This surgery involves removal of an abnormal growth of the conjunctiva (pterygium) and replacement with a graft of your own conjunctival tissue from the upper part of your eye or an amniotic membrane graft. This is secured in place with fibrin glue and/or sutures. Surgery usually takes 30-45 minutes. After surgery a patch and shield will be placed over the eye. It is normal to experience irritation, redness, and blurry vision after surgery. Placement of a graft can help prevent recurrence but it is possible that the pterygium recurs and requires repeat surgery.
Descemet’s stripping automated endothelial keratoplasty (DSAEK)/Descemet’s membrane endothelial keratoplasty (DMEK)
DSAEK and DMEK are both partial thickness corneal transplants that involve removal and replacement of the inner layer of the cornea. The goal of these surgeries is to replace the damaged endothelial cells that are responsible for pumping fluid out of the cornea. Indications for surgery include Fuchs' Dystrophy, Aphakic/Pseudophakic bullous keratopathy, or any disease affecting the endothelial cell layer of the cornea.

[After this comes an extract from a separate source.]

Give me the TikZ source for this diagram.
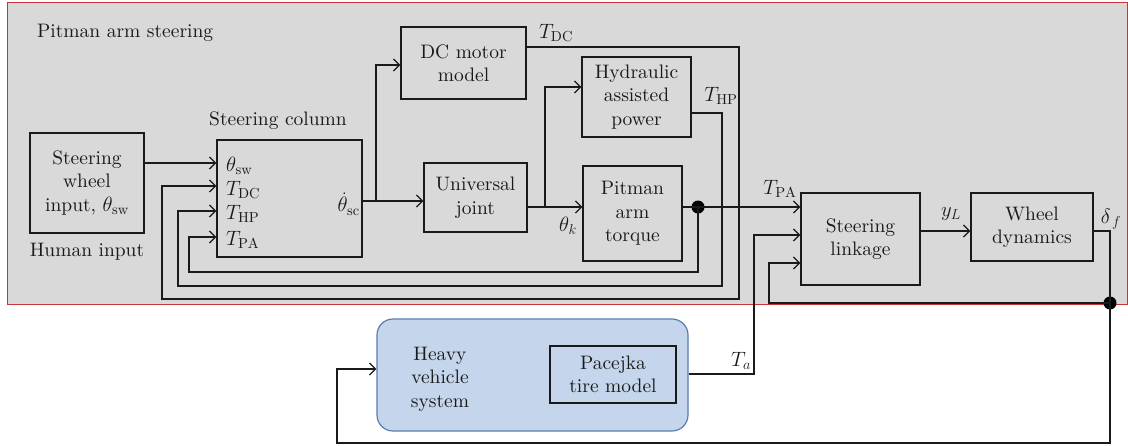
\documentclass[tikz,border=0pt]{standalone}
\usepackage{fontspec}
\setmainfont{lmroman10-regular}[Extension=.otf, ItalicFont=lmroman10-italic, BoldFont=lmroman10-bold, BoldItalicFont=lmroman10-bolditalic]
\DeclareMathSizes{19.5}{19.5}{14.5}{11}
\usetikzlibrary{arrows.meta}
\definecolor{panel}{HTML}{D9D9D9}
\definecolor{panelred}{HTML}{C9343A}
\definecolor{hvfill}{HTML}{C5D6EC}
\definecolor{hvdraw}{HTML}{5B7DB0}
\definecolor{ink}{HTML}{1A1A1A}
\begin{document}
\begin{tikzpicture}[x=1pt,y=-1pt,
  every node/.style={font=\fontsize{19.5}{23.5}\selectfont, inner sep=0pt, text=ink},
  blk/.style={draw=ink, line width=1.3pt, align=center},
  wire/.style={draw=ink, line width=1.3pt},
  arr/.style={wire, -{Straight Barb[length=6pt,width=12pt,line width=1.3pt]}},
  junc/.style={circle, fill=black, minimum size=13pt, inner sep=0pt},
]
\useasboundingbox (0,0) rectangle (1128,445);
% panel
\node[fill=panel, draw=panelred, line width=1pt, minimum width=1120, minimum height=302] (panel) at (567,153) {};
\node[anchor=west] (ptitle) at (37,33) {Pitman arm steering};

% blocks
\node[blk, minimum width=114, minimum height=100] (wheel) at (87,183) {Steering\\wheel\\input, $\theta_{\mathrm{sw}}$};
\node (human) at (87,252) {Human input};
\node[blk, minimum width=145, minimum height=117] (col) at (289.5,198.5) {};
\node (coltitle) at (278,121) {Steering column};
\node[anchor=west] (cin1) at (226,166) {$\theta_{\mathrm{sw}}$};
\node[anchor=west] (cin2) at (226,190) {$T_{\mathrm{DC}}$};
\node[anchor=west] (cin3) at (226,214) {$T_{\mathrm{HP}}$};
\node[anchor=west] (cin4) at (226,240) {$T_{\mathrm{PA}}$};
\node[anchor=east] (cout) at (360,204) {$\dot\theta_{\mathrm{sc}}$};

\node[blk, minimum width=125, minimum height=72] (dc) at (463.5,63) {DC motor\\model};
\node[blk, minimum width=103, minimum height=69] (uj) at (475.5,197.5) {Universal\\joint};
\node[blk, minimum width=109, minimum height=80] (hyd) at (636.5,97) {Hydraulic\\assisted\\power};
\node[blk, minimum width=99, minimum height=95] (pit) at (632.5,213.5) {Pitman\\arm\\torque};
\node[blk, minimum width=119, minimum height=92] (link) at (860.5,239) {Steering\\linkage};
\node[blk, minimum width=122, minimum height=68] (wd) at (1032,227) {Wheel\\dynamics};

\node[draw=hvdraw, fill=hvfill, line width=1.2pt, rounded corners=16pt, minimum width=311, minimum height=112] (hv) at (532.5,375) {};
\node[align=center] (hvtext) at (440,379) {Heavy\\vehicle\\system};
\node[blk, minimum width=126, minimum height=57] (pac) at (613,374.5) {Pacejka\\tire model};

% junctions
\node[junc] (dotPA) at (698,207) {};
\node[junc] (dotDF) at (1110,303) {};

% connectors
\draw[arr] (wheel.east |- 0,163) -- (col.west |- 0,163);
\draw[arr] (dc.east |- 0,47) -| (739,299) -| (162,186) -- (col.west |- 0,186);
\draw[arr] (hyd.east |- 0,113) -| (722,286) -| (178,211) -- (col.west |- 0,211);
\draw[arr] (dotPA.center) -- (698,272) -| (189,237) -- (col.west |- 0,237);
\draw[arr] (col.east |- 0,201) -- (uj.west |- 0,201);
\draw[arr] (376,201) |- (dc.west |- 0,65);
\draw[arr] (uj.east |- 0,207) -- (pit.west |- 0,207);
\draw[arr] (545,207) |- (hyd.west |- 0,87);
\draw[arr] (pit.east |- 0,207) -- (link.west |- 0,207);
\draw[arr] (hv.east |- 0,374) -| (754,235) -- (link.west |- 0,235);
\draw[arr] (link.east |- 0,231) -- (wd.west |- 0,231);
\draw[arr] (wd.east |- 0,231) -| (1110,443) -| (337,369) -- (hv.west |- 0,369);
\draw[arr] (dotDF.center) -| (769,263) -- (link.west |- 0,263);

% signal labels
\node (lTDC) at (556,33) {$T_{\mathrm{DC}}$};
\node (lTHP) at (721,96) {$T_{\mathrm{HP}}$};
\node (lTPA) at (780,189) {$T_{\mathrm{PA}}$};
\node (lthk) at (568,226) {$\theta_k$};
\node (lyL) at (951,214) {$y_L$};
\node (ldf) at (1111,219) {$\delta_{\,f}$};
\node (lTa) at (741,361) {$T_a$};
\end{tikzpicture}
\end{document}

In both of these procedures, the patient's Descemet's membrane (the innermost membrane of the cornea) is peeled off and replaced with a partial thickness donor graft containing healthy endothelial cells. In DSAEK the graft is thicker and includes part of the stromal (middle) layer of the cornea as well as the Descemet's membrane and endothelium. In DMEK the graft is thinner and includes only the Descemet's membrane and endothelium. An air or gas bubble is then placed in the eye to help hold the graft in place. The surgery usually takes less than an hour. After surgery, it is important to maintain face-up positioning for the first few days. These surgeries are less invasive and the recovery time is much quicker than for a full thickness transplant.
Penetrating Keratoplasty (PKP)
A penetrating keratoplasty is a full-thickness corneal transplant. This surgery is indicated in patients with diseased corneas such as due to scarring or thinning. In this surgery, a "button" of cornea tissue is removed and replaced with a "button" of donor corneal tissue. This tissue is secured in place with multiple fine sutures. These sutures stay in place until they gradually start to be removed several months after surgery. Full recovery from the surgery can take 6-12 months.